RECORDED INFORMATION:
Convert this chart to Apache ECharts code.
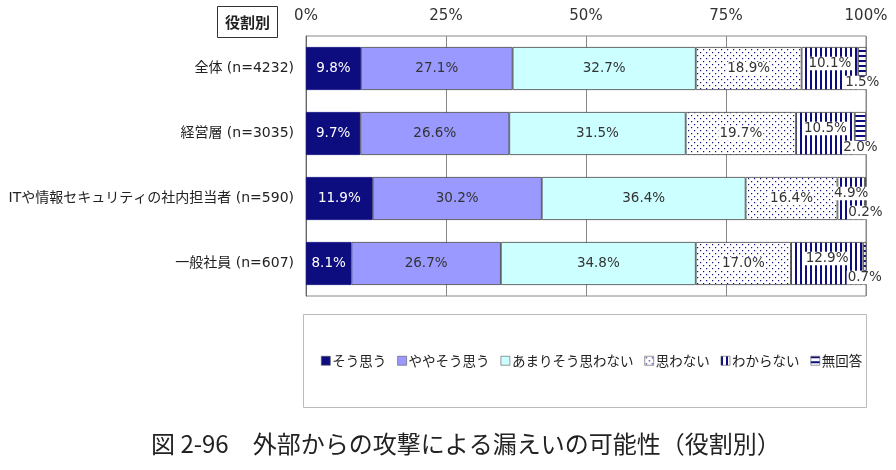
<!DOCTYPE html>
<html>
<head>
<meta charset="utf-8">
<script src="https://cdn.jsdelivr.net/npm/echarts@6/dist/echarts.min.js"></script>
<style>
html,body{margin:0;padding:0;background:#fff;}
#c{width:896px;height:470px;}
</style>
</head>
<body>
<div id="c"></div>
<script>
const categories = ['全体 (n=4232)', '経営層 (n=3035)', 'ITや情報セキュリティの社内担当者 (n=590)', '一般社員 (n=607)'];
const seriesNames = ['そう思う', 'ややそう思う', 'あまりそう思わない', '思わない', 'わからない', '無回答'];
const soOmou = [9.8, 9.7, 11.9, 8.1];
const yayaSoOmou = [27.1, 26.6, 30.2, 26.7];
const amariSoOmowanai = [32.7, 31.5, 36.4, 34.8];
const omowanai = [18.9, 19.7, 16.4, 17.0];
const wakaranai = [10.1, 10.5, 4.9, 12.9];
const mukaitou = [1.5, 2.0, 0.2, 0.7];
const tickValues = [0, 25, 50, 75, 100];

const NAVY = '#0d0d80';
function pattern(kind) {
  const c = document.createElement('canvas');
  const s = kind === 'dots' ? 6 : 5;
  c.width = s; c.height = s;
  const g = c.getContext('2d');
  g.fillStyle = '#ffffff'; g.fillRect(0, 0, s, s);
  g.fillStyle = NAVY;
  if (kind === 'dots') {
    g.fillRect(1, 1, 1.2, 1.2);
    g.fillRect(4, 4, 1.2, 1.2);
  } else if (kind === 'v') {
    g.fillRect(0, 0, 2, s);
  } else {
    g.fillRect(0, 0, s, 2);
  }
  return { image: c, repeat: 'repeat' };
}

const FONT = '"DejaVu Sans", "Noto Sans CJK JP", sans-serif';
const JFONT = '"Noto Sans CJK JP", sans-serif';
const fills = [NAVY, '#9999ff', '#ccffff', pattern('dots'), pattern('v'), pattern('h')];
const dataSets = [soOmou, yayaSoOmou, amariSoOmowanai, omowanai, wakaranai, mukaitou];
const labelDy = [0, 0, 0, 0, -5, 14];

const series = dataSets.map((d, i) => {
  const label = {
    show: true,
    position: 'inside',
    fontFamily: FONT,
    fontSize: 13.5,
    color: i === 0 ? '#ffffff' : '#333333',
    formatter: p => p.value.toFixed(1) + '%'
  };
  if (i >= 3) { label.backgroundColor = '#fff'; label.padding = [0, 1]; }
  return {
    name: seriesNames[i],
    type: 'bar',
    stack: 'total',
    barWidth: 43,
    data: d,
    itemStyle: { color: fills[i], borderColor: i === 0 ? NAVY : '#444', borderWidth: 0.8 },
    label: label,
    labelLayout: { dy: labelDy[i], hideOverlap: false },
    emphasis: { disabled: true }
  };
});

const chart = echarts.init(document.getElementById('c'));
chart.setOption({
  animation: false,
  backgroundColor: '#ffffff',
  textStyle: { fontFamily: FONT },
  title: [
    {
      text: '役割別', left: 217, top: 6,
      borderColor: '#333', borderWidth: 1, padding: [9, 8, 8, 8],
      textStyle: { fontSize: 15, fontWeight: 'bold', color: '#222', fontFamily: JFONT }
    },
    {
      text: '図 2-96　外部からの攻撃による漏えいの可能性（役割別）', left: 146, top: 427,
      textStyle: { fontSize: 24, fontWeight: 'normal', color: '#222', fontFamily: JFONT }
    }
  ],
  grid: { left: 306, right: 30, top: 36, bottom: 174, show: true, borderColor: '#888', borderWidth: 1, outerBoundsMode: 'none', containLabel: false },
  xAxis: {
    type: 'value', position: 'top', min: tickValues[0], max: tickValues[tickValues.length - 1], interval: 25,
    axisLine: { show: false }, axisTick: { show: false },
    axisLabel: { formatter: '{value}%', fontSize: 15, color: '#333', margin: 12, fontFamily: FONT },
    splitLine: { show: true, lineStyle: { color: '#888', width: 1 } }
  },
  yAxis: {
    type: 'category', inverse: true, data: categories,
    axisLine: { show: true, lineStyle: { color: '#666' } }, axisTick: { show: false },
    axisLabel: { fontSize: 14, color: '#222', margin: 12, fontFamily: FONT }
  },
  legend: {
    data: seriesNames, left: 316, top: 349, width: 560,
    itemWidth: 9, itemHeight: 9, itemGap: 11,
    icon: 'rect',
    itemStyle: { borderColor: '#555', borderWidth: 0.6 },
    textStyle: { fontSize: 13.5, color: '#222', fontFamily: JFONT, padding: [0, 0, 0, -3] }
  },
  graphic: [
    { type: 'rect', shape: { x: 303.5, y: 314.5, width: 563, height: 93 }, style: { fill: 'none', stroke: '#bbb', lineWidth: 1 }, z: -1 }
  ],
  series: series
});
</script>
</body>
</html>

TASK PROMPT:
Reproduce the listing above exactly, excluding all pictures.

SOLUTION FOR THIS PROBLEM:
Convert this chart to Apache ECharts code.
<!DOCTYPE html>
<html>
<head>
<meta charset="utf-8">
<script src="https://cdn.jsdelivr.net/npm/echarts@6/dist/echarts.min.js"></script>
<style>
html,body{margin:0;padding:0;background:#fff;}
#c{width:896px;height:470px;}
</style>
</head>
<body>
<div id="c"></div>
<script>
const categories = ['全体 (n=4232)', '経営層 (n=3035)', 'ITや情報セキュリティの社内担当者 (n=590)', '一般社員 (n=607)'];
const seriesNames = ['そう思う', 'ややそう思う', 'あまりそう思わない', '思わない', 'わからない', '無回答'];
const soOmou = [9.8, 9.7, 11.9, 8.1];
const yayaSoOmou = [27.1, 26.6, 30.2, 26.7];
const amariSoOmowanai = [32.7, 31.5, 36.4, 34.8];
const omowanai = [18.9, 19.7, 16.4, 17.0];
const wakaranai = [10.1, 10.5, 4.9, 12.9];
const mukaitou = [1.5, 2.0, 0.2, 0.7];
const tickValues = [0, 25, 50, 75, 100];

const NAVY = '#0d0d80';
function pattern(kind) {
  const c = document.createElement('canvas');
  const s = kind === 'dots' ? 6 : 5;
  c.width = s; c.height = s;
  const g = c.getContext('2d');
  g.fillStyle = '#ffffff'; g.fillRect(0, 0, s, s);
  g.fillStyle = NAVY;
  if (kind === 'dots') {
    g.fillRect(1, 1, 1.2, 1.2);
    g.fillRect(4, 4, 1.2, 1.2);
  } else if (kind === 'v') {
    g.fillRect(0, 0, 2, s);
  } else {
    g.fillRect(0, 0, s, 2);
  }
  return { image: c, repeat: 'repeat' };
}

const FONT = '"DejaVu Sans", "Noto Sans CJK JP", sans-serif';
const JFONT = '"Noto Sans CJK JP", sans-serif';
const fills = [NAVY, '#9999ff', '#ccffff', pattern('dots'), pattern('v'), pattern('h')];
const dataSets = [soOmou, yayaSoOmou, amariSoOmowanai, omowanai, wakaranai, mukaitou];
const labelDy = [0, 0, 0, 0, -5, 14];

const series = dataSets.map((d, i) => {
  const label = {
    show: true,
    position: 'inside',
    fontFamily: FONT,
    fontSize: 13.5,
    color: i === 0 ? '#ffffff' : '#333333',
    formatter: p => p.value.toFixed(1) + '%'
  };
  if (i >= 3) { label.backgroundColor = '#fff'; label.padding = [0, 1]; }
  return {
    name: seriesNames[i],
    type: 'bar',
    stack: 'total',
    barWidth: 43,
    data: d,
    itemStyle: { color: fills[i], borderColor: i === 0 ? NAVY : '#444', borderWidth: 0.8 },
    label: label,
    labelLayout: { dy: labelDy[i], hideOverlap: false },
    emphasis: { disabled: true }
  };
});

const chart = echarts.init(document.getElementById('c'));
chart.setOption({
  animation: false,
  backgroundColor: '#ffffff',
  textStyle: { fontFamily: FONT },
  title: [
    {
      text: '役割別', left: 217, top: 6,
      borderColor: '#333', borderWidth: 1, padding: [9, 8, 8, 8],
      textStyle: { fontSize: 15, fontWeight: 'bold', color: '#222', fontFamily: JFONT }
    },
    {
      text: '図 2-96　外部からの攻撃による漏えいの可能性（役割別）', left: 146, top: 427,
      textStyle: { fontSize: 24, fontWeight: 'normal', color: '#222', fontFamily: JFONT }
    }
  ],
  grid: { left: 306, right: 30, top: 36, bottom: 174, show: true, borderColor: '#888', borderWidth: 1, outerBoundsMode: 'none', containLabel: false },
  xAxis: {
    type: 'value', position: 'top', min: tickValues[0], max: tickValues[tickValues.length - 1], interval: 25,
    axisLine: { show: false }, axisTick: { show: false },
    axisLabel: { formatter: '{value}%', fontSize: 15, color: '#333', margin: 12, fontFamily: FONT },
    splitLine: { show: true, lineStyle: { color: '#888', width: 1 } }
  },
  yAxis: {
    type: 'category', inverse: true, data: categories,
    axisLine: { show: true, lineStyle: { color: '#666' } }, axisTick: { show: false },
    axisLabel: { fontSize: 14, color: '#222', margin: 12, fontFamily: FONT }
  },
  legend: {
    data: seriesNames, left: 316, top: 349, width: 560,
    itemWidth: 9, itemHeight: 9, itemGap: 11,
    icon: 'rect',
    itemStyle: { borderColor: '#555', borderWidth: 0.6 },
    textStyle: { fontSize: 13.5, color: '#222', fontFamily: JFONT, padding: [0, 0, 0, -3] }
  },
  graphic: [
    { type: 'rect', shape: { x: 303.5, y: 314.5, width: 563, height: 93 }, style: { fill: 'none', stroke: '#bbb', lineWidth: 1 }, z: -1 }
  ],
  series: series
});
</script>
</body>
</html>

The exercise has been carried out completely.